→ What is being asked: Do not repeat pictures. Repeat exactly the lines of the listing below from its first line through the line with "(hIII) at (629,583)".

>> start Data block

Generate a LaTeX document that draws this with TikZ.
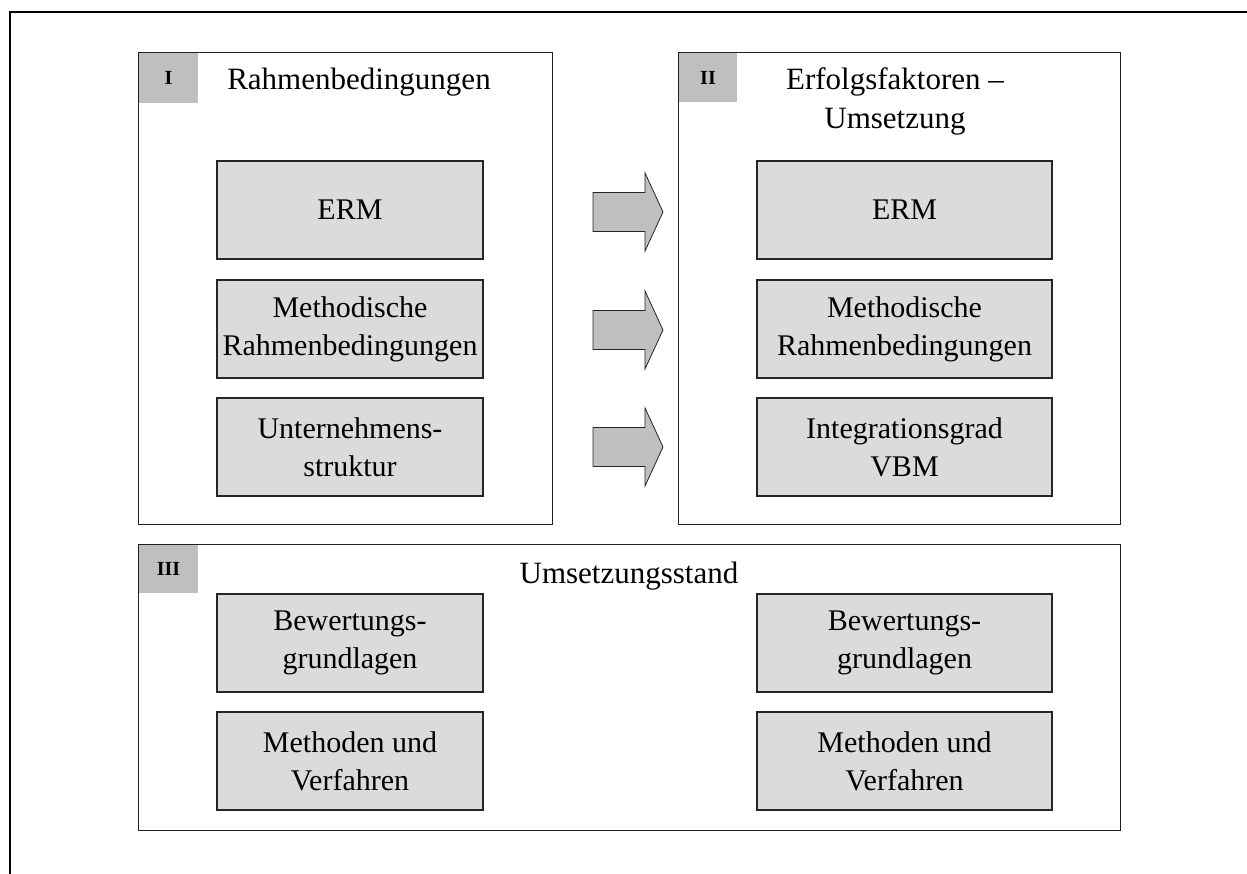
\documentclass[tikz,border=0pt]{standalone}
\usepackage{fontspec}
\setmainfont{Liberation Serif}
\begin{document}
\begin{tikzpicture}[x=1pt,y=-1pt,
  panel/.style={draw=black!88,line width=0.9pt},
  tag/.style={fill=black!25,draw=none},
  tagtext/.style={font=\fontsize{20}{22}\selectfont\bfseries},
  item/.style={draw=black!85,line width=1.2pt,fill=black!14,align=center,
    inner sep=0pt,font=\fontsize{30}{38}\selectfont},
  heading/.style={align=center,font=\fontsize{31}{39}\selectfont,anchor=base},
  blockarrow/.pic={
    \draw[draw=black!85,line width=0.8pt,fill=black!25,line join=miter]
      (-35,-19.5) -- (17,-19.5) -- (17,-39) -- (35,0) -- (17,39) -- (17,19.5)
      -- (-35,19.5) -- cycle;
  }]
\useasboundingbox (0,0) rectangle (1247,874);

% outer frame (left and top edges)
\draw[line width=1.3pt] (10,874) -- (10,12) -- (1247,12);

% section panels
\draw[panel] (138,52) rectangle (552,524);
\draw[panel] (678,52) rectangle (1120,524);
\draw[panel] (138,544) rectangle (1120,830);

% numbered tags
\fill[tag] (139,53) rectangle (198,103);
\node[tagtext] (tagI) at (168.5,78) {I};
\fill[tag] (679,53) rectangle (737,102);
\node[tagtext] (tagII) at (708,77.5) {II};
\fill[tag] (139,545) rectangle (198,593);
\node[tagtext] (tagIII) at (168.5,569) {III};

% headings
\node[heading] (hI) at (359,90) {Rahmenbedingungen};
\node[heading] (hII) at (895,129) {Erfolgsfaktoren –\\Umsetzung};
\node[heading] (hIII) at (629,583) {Umsetzungsstand};

% section I items
\node[item,minimum width=266pt,minimum height=98pt] (ermL) at (350,210) {ERM};
\node[item,minimum width=266pt,minimum height=98pt] (methL) at (350,329) {Methodische\\Rahmenbedingungen};
\node[item,minimum width=266pt,minimum height=98pt] (untL) at (350,447) {Unternehmens-\\struktur};

% section II items
\node[item,minimum width=295pt,minimum height=98pt] (ermR) at (904.5,210) {ERM};
\node[item,minimum width=295pt,minimum height=98pt] (methR) at (904.5,329) {Methodische\\Rahmenbedingungen};
\node[item,minimum width=295pt,minimum height=98pt] (intR) at (904.5,447) {Integrationsgrad\\VBM};

% section III items
\node[item,minimum width=266pt,minimum height=98pt] (bewL) at (350,643) {Bewertungs-\\grundlagen};
\node[item,minimum width=266pt,minimum height=98pt] (mvL) at (350,761) {Methoden und\\Verfahren};
\node[item,minimum width=295pt,minimum height=98pt] (bewR) at (904.5,643) {Bewertungs-\\grundlagen};
\node[item,minimum width=295pt,minimum height=98pt] (mvR) at (904.5,761) {Methoden und\\Verfahren};

% block arrows between the rows
\pic at (628,212) {blockarrow};
\pic at (628,330) {blockarrow};
\pic at (628,447) {blockarrow};
\end{tikzpicture}
\end{document}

>> end Data block

→ Finished task:
Generate a LaTeX document that draws this with TikZ.
\documentclass[tikz,border=0pt]{standalone}
\usepackage{fontspec}
\setmainfont{Liberation Serif}
\begin{document}
\begin{tikzpicture}[x=1pt,y=-1pt,
  panel/.style={draw=black!88,line width=0.9pt},
  tag/.style={fill=black!25,draw=none},
  tagtext/.style={font=\fontsize{20}{22}\selectfont\bfseries},
  item/.style={draw=black!85,line width=1.2pt,fill=black!14,align=center,
    inner sep=0pt,font=\fontsize{30}{38}\selectfont},
  heading/.style={align=center,font=\fontsize{31}{39}\selectfont,anchor=base},
  blockarrow/.pic={
    \draw[draw=black!85,line width=0.8pt,fill=black!25,line join=miter]
      (-35,-19.5) -- (17,-19.5) -- (17,-39) -- (35,0) -- (17,39) -- (17,19.5)
      -- (-35,19.5) -- cycle;
  }]
\useasboundingbox (0,0) rectangle (1247,874);

% outer frame (left and top edges)
\draw[line width=1.3pt] (10,874) -- (10,12) -- (1247,12);

% section panels
\draw[panel] (138,52) rectangle (552,524);
\draw[panel] (678,52) rectangle (1120,524);
\draw[panel] (138,544) rectangle (1120,830);

% numbered tags
\fill[tag] (139,53) rectangle (198,103);
\node[tagtext] (tagI) at (168.5,78) {I};
\fill[tag] (679,53) rectangle (737,102);
\node[tagtext] (tagII) at (708,77.5) {II};
\fill[tag] (139,545) rectangle (198,593);
\node[tagtext] (tagIII) at (168.5,569) {III};

% headings
\node[heading] (hI) at (359,90) {Rahmenbedingungen};
\node[heading] (hII) at (895,129) {Erfolgsfaktoren –\\Umsetzung};
\node[heading] (hIII) at (629,583) {Umsetzungsstand};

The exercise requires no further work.